Le mouvement islamiste est bien connu des autorités françaises. Attaque contre le Drakkar au Liban en 1983, prise d’otages contre des journalistes et diplomates à partir de 1985, puis attentats en France dès 1986, le Hezbollah a multiplié les actions armées contre les intérêts français dans les années 1980, sur ordre de la République islamique d’Iran. « Il s’agit d’une sorte de service d’action extérieure au service des Gardiens de la révolution iraniens qui s’est livré à de nombreuses actions terroristes par le passé », explique Alain Rodier, directeur de recherche chargé du terrorisme et du crime organisé au Centre français de recherche sur le renseignement (CF2R).
120 000 roquettes
« Armés, formés et financés par Téhéran, ils servent les intérêts iraniens dans la région et sont aujourd’hui très actifs en Syrie », où ils combattent depuis 2012 aux côtés de Bachar el-Assad et des autres milices chiites pro-iraniennes. « Cet engagement dans le conflit syrien leur a apporté une expérience militaire qu’ils n’avaient pas. Ils ont également pu récupérer de l’Iran des armes qu’ils ont entreposées au Liban et qu’Israël n’a pu intercepter dans leur totalité. » D’après Tsahal, le Hezbollah posséderait aujourd’hui jusqu’à 120 000 roquettes et missiles de courte portée, ainsi que des centaines de missiles de longue portée. Ainsi, « en ciblant le mouvement chiite, c’est surtout l’Iran que visent les États-Unis et Israël », affirme Alain Rodier.

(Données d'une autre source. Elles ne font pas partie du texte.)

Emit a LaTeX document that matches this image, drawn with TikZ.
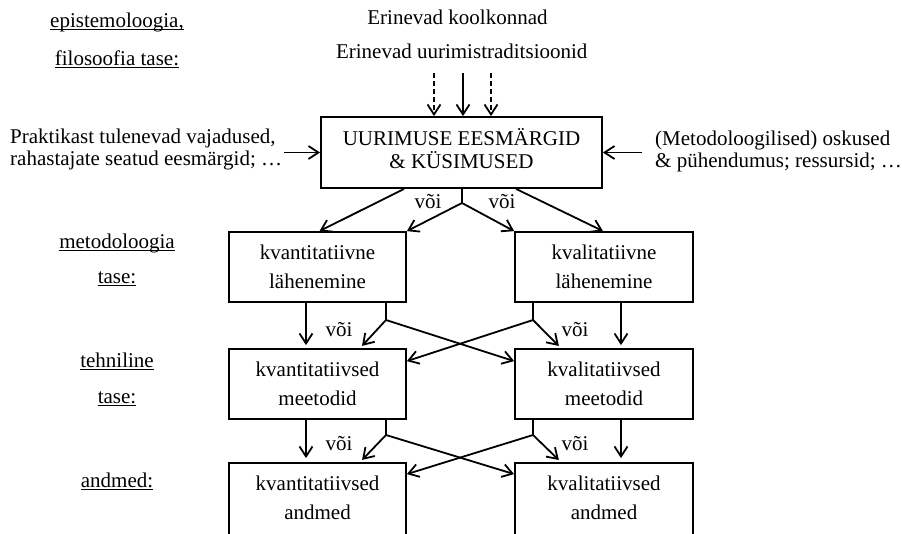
\documentclass[tikz,border=0pt]{standalone}
\usepackage{fontspec}
\setmainfont{Liberation Serif}
\usetikzlibrary{arrows.meta,calc}
\newsavebox\undlbox
\newcommand\undl[1]{\sbox\undlbox{#1}\rlap{\rule[-2.5pt]{\wd\undlbox}{0.9pt}}\usebox\undlbox}
\begin{document}
\begin{tikzpicture}[x=1pt,y=-1pt,
  every node/.style={font=\fontsize{21}{22}\selectfont},
  box/.style={draw, line width=1.8pt, align=center, inner sep=0pt, font=\fontsize{21}{29}\selectfont},
  lvl/.style={anchor=base, inner sep=0pt},
  txt/.style={inner sep=0pt},
  vv/.style={anchor=base, inner sep=0pt},
  ln/.style={line width=1.8pt},
  arr/.style={line width=1.8pt, -{Straight Barb[length=10pt,width=13pt]}},
  dsh/.style={dash pattern=on 5pt off 3pt}
]
\useasboundingbox (0,0) rectangle (902,533);

% boxes
\node[box, minimum width=281pt, minimum height=71pt, font=\fontsize{21}{23}\selectfont] (main) at (461.5,152.5) {UURIMUSE EESMÄRGID\\\& KÜSIMUSED\rule[-8pt]{0pt}{8pt}};
\node[box, minimum width=177pt, minimum height=70pt] (q1) at (317.5,267) {kvantitatiivne\\lähenemine};
\node[box, minimum width=178pt, minimum height=70pt] (q2) at (604,267) {kvalitatiivne\\lähenemine};
\node[box, minimum width=177pt, minimum height=70pt] (r1) at (317.5,384) {kvantitatiivsed\\meetodid};
\node[box, minimum width=178pt, minimum height=70pt] (r2) at (604,384) {kvalitatiivsed\\meetodid};
\node[box, minimum width=177pt, minimum height=74pt] (d1) at (317.5,500) {kvantitatiivsed\\andmed\rule[-4pt]{0pt}{4pt}};
\node[box, minimum width=178pt, minimum height=74pt] (d2) at (604,500) {kvalitatiivsed\\andmed\rule[-4pt]{0pt}{4pt}};

% top texts
\node[vv] (k1) at (457.5,24) {Erinevad koolkonnad};
\node[vv] (k2) at (461.7,58) {Erinevad uurimistraditsioonid};

% side texts
\node[txt, anchor=west, align=left] (lt) at (10,149.5) {Praktikast tulenevad vajadused,\\rahastajate seatud eesmärgid; …};
\node[txt, anchor=west, align=left] (rt) at (655,151) {(Metodoloogilised) oskused\\\& pühendumus; ressursid; …};

% level labels
\node[lvl] (e1) at (117,27) {\undl{epistemoloogia,}};
\node[lvl] (e2) at (117,65) {\undl{filosoofia tase:}};
\node[lvl] (m1) at (117,248) {\undl{metodoloogia}};
\node[lvl] (m2) at (117,283) {\undl{tase:}};
\node[lvl] (t1) at (117,367) {\undl{tehniline}};
\node[lvl] (t2) at (117,403) {\undl{tase:}};
\node[lvl] (a1) at (117,487) {\undl{andmed:}};

% top arrows
\coordinate (ta) at (434,73);
\coordinate (tb) at (463,73);
\coordinate (tc) at (491,73);
\draw[arr, dsh] (ta) -- (ta |- main.north);
\draw[arr] (tb) -- (tb |- main.north);
\draw[arr, dsh] (tc) -- (tc |- main.north);

% side arrows
\coordinate (ls) at ([xshift=2pt]lt.east);
\coordinate (rs) at ([xshift=-13pt]rt.west);
\draw[arr] (ls |- main.west) -- (main.west);
\draw[arr] (rs |- main.east) -- (main.east);

% level 1 -> 2
\coordinate (s0) at (462,203);
\coordinate (o1) at (404,0);
\coordinate (o2) at (516,0);
\draw[ln] (main.south -| s0) -- (s0);
\draw[arr] (s0) -- (q1.north east);
\draw[arr] (s0) -- (q2.north west);
\draw[arr] (o1 |- main.south) -- ([xshift=2pt]q1.north);
\draw[arr] (o2 |- main.south) -- ([xshift=-1pt]q2.north);
\node[vv] (v1) at (428,208) {või};
\node[vv] (v2) at (502,208) {või};

% level 2 -> 3
\coordinate (xa) at (306,0);
\coordinate (xb) at (621,0);
\coordinate (xc) at (386,0);
\coordinate (xd) at (533,0);
\coordinate (p1) at (360,0);
\coordinate (p2) at (561,0);
\coordinate (c1) at (386,320);
\coordinate (c2) at (533,320);
\draw[arr, shorten >=3pt] (xa |- q1.south) -- (xa |- r1.north);
\draw[arr, shorten >=3pt] (xb |- q2.south) -- (xb |- r2.north);
\draw[ln] (xc |- q1.south) -- (c1);
\draw[ln] (xd |- q2.south) -- (c2);
\draw[arr, shorten >=3pt] (c1) -- (p1 |- r1.north);
\draw[arr] (c1) -- ([yshift=-13pt]r2.north west);
\draw[arr, shorten >=3pt] (c2) -- (p2 |- r2.north);
\draw[arr] (c2) -- ([yshift=-13pt]r1.north east);
\node[vv] (v3) at (339,336.7) {või};
\node[vv] (v4) at (575,336.7) {või};

% level 3 -> 4
\coordinate (c3) at (386,435);
\coordinate (c4) at (533,435);
\draw[arr, shorten >=4pt] (xa |- r1.south) -- (xa |- d1.north);
\draw[arr, shorten >=4pt] (xb |- r2.south) -- (xb |- d2.north);
\draw[ln] (xc |- r1.south) -- (c3);
\draw[ln] (xd |- r2.south) -- (c4);
\draw[arr, shorten >=3pt] (c3) -- (p1 |- d1.north);
\draw[arr] (c3) -- ([yshift=-12pt]d2.north west);
\draw[arr, shorten >=3pt] (c4) -- (p2 |- d2.north);
\draw[arr] (c4) -- ([yshift=-12pt]d1.north east);
\node[vv] (v5) at (339,450) {või};
\node[vv] (v6) at (575,450) {või};
\end{tikzpicture}
\end{document}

Actif au Moyen-Orient, du Liban à la Syrie, en passant par l’Irak et le Yémen, où il déploie des « instructeurs » militaires, le « Parti de Dieu » se montre aujourd’hui relativement discret en Europe, à la faveur du léger rapprochement entamé entre l’Iran et le Vieux Continent à la suite de la conclusion de l’accord sur le nucléaire iranien de 2015. Le dernier attentat du Hezbollah remonte à 2012, contre un car de touristes israéliens en Bulgarie. En 2015 toutefois, Bassam Hussein Abdallah, un citoyen libano-canadien, a été arrêté à Chypre en possession de 8,2 tonnes de nitrate d’ammonium. Il a avoué travailler pour le compte du Hezbollah.
« Parler avec tout le monde »
« Les pays européens s’emploient à minimiser les activités du Hezbollah sur le Vieux Continent. Or, Israël pense que ces explosifs étaient censés être utilisés en Europe », affirme une autre source diplomatique. « Ce n’est pas parce qu’il n’y a pas d’explosion que les activités n’existent pas. » Pour Israël, la désignation par la France de la totalité du mouvement libanais sur sa liste des organisations terroristes accroîtra la pression sur celui-ci, le forçant à choisir tôt ou tard entre politique et terrorisme.
Au contraire, l’ancien ministre des Affaires étrangères Hervé de Charette estime que la demande israélo-américaine est contre-productive. « La diplomatie, estime-t-il, consiste justement à parler avec tout le monde, y compris ceux qui posent problème. » En 1996, en plein conflit entre Israël et le Hezbollah, l’ex-chef de la diplomatie française avait réalisé un marathon diplomatique de treize jours entre Tel-Aviv, Beyrouth, Damas et Le Caire, réussissant, au final, à faire taire les armes.
Hervé de Charette est l’auteur d’Opération Raisins de la colère : l’histoire secrète d’un succès diplomatique français (CNRS Éditions, 2018).